Use these tips to branch out of your market and into new ones, without getting stuck on a limb.
Most businesses will try to grow upward, by seeking more customers and more volume. But a business can also grow out, branching into related markets, and initiating new product lines that might appeal to existing customers.
Here are five tips for growing your small business revenues by reaching into new markets.
1. Stay Close to Home
When a business expands into a new market, there’s a certain logic that typically applies. A bike store decides to sell climbing gear. A restaurant owner opens a bar across town or even a food truck. In almost all cases, this strategy of staying close to home is a smart way to go, and brings less risk than expanding to more distant markets.
2. Read Up
Longhorn Organics in Heath, Texas started out handling the aquatic needs of public zoos and aquariums. A sluggish economy sent the owners looking elsewhere, and they tapped into the budding sustainability industry as a place where their skills might be of value.
But when Holly Dempsey started talking to potential customers, she didn’t actually know how her product would help them. “I knew what we were doing, but not how to translate that to other markets,” she says. Rather than plow ahead, Dempsey pulled back, taking a full year to research her target industry and dig deep into her own firm’s strengths. Studying up helped her to move into the new market with strength and confidence.
Related: 5 Keys to Market Research Success
3. Bring Them With You
The natural base for your new business line is your old business line. Not all of your existing customers will have a use for your new product, but for those who do, you want to be visible. Promote your new store in your old store. Invite existing clients to try the expanded line with coupons and other promotions. Very often this built-in base will be a strong starting point for launching a business into a new market.
4. Hire Smart
Nihar Suthar opened Hype Up Your Day as a clothing designer, fashioning motivational t-shirts, sunglasses and other products. Then the firm made a lateral leap: The same corporate companies that bought his t-shirts came to him asking for HR help, assistance with things like employee retention, motivation, and productivity. He was happy to help, but first he needed to bring skilled hands on board.
“Find the right expertise,” he says. “This is often the biggest challenge that businesses face when expanding to new markets. They have great ideas, but they lack the expertise and talent for the market they intend to get into. Make sure to find the right people and expertise that will make your business successful in the market you plan to expand into.”
5. Leap Sideways
Following the usual logic—when expanding into a new market, stay close to your original idea—Sarasota, Florida, uniform shop Children’s World Uniform added a toy store to the mix. But then the store bucked conventional wisdom, adding a U.S. Post Office inside the store. Seems like a reach, but it has served the business well.

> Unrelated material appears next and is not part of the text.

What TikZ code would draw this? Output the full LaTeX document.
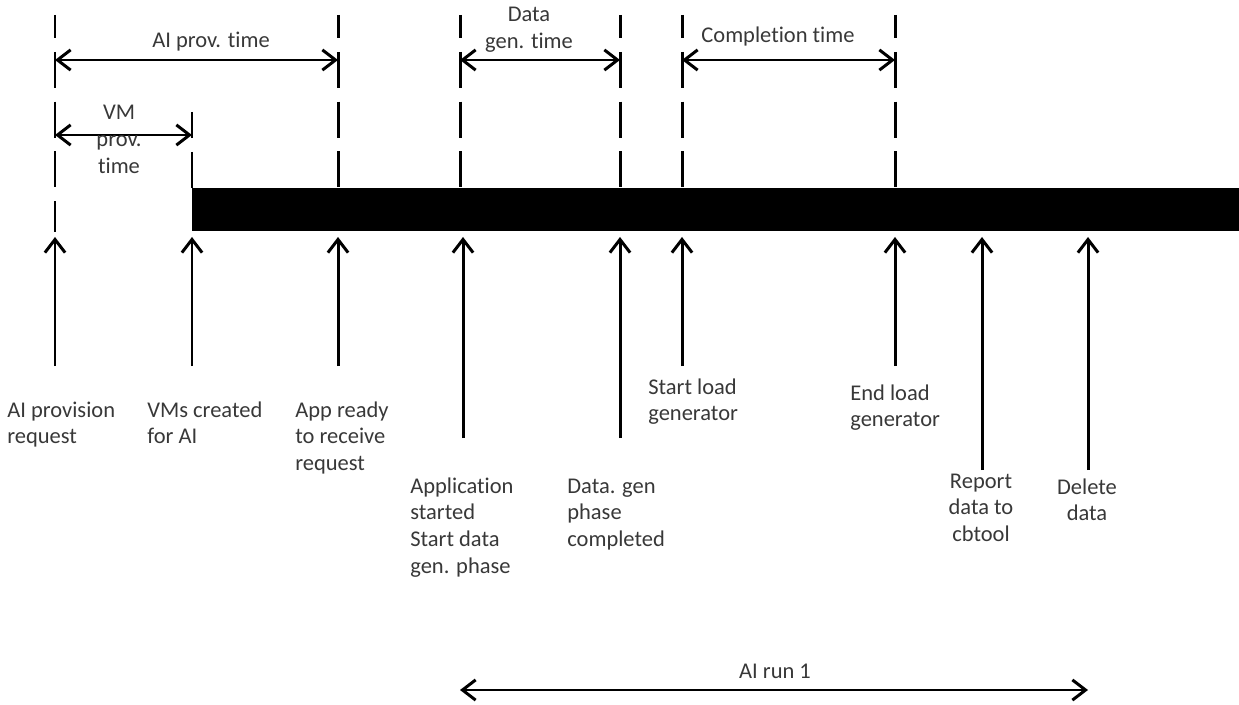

“Sometimes, you want to do something completely out of the box from what your business is currently doing,” says co-owner Tim Holliday. “While this has absolutely nothing do with our core business, it made sense for us, in that it brought people into our store who would otherwise not likely venture in. From that, we’ve been able to sell a lot of toys and games to postal customers for themselves, and for their kids and grandkids. We’ve also been able to sell uniforms and promotional products to local business owners. Sure, some of these people would have been customers of ours without the Post Office, but many made their first trip into the store to mail something or buy stamps.”
Here’s an example of how not to leap sideways. “A few years ago I handled the press advertising for a furniture store. One of the directors said to me one day: I want an ad for ladies’ tights. Seeing my confusion, he added: A friend of mine has just offered us 10,000 pairs at a ridiculous price. I tried desperately to explain that customers would only be confused by a furniture store suddenly promoting female fashion,” says Gordon Veniard, a management consultant and author of numerous business titles. “Nobody—nobody!—came in to buy. He probably still has them in his lock-up!”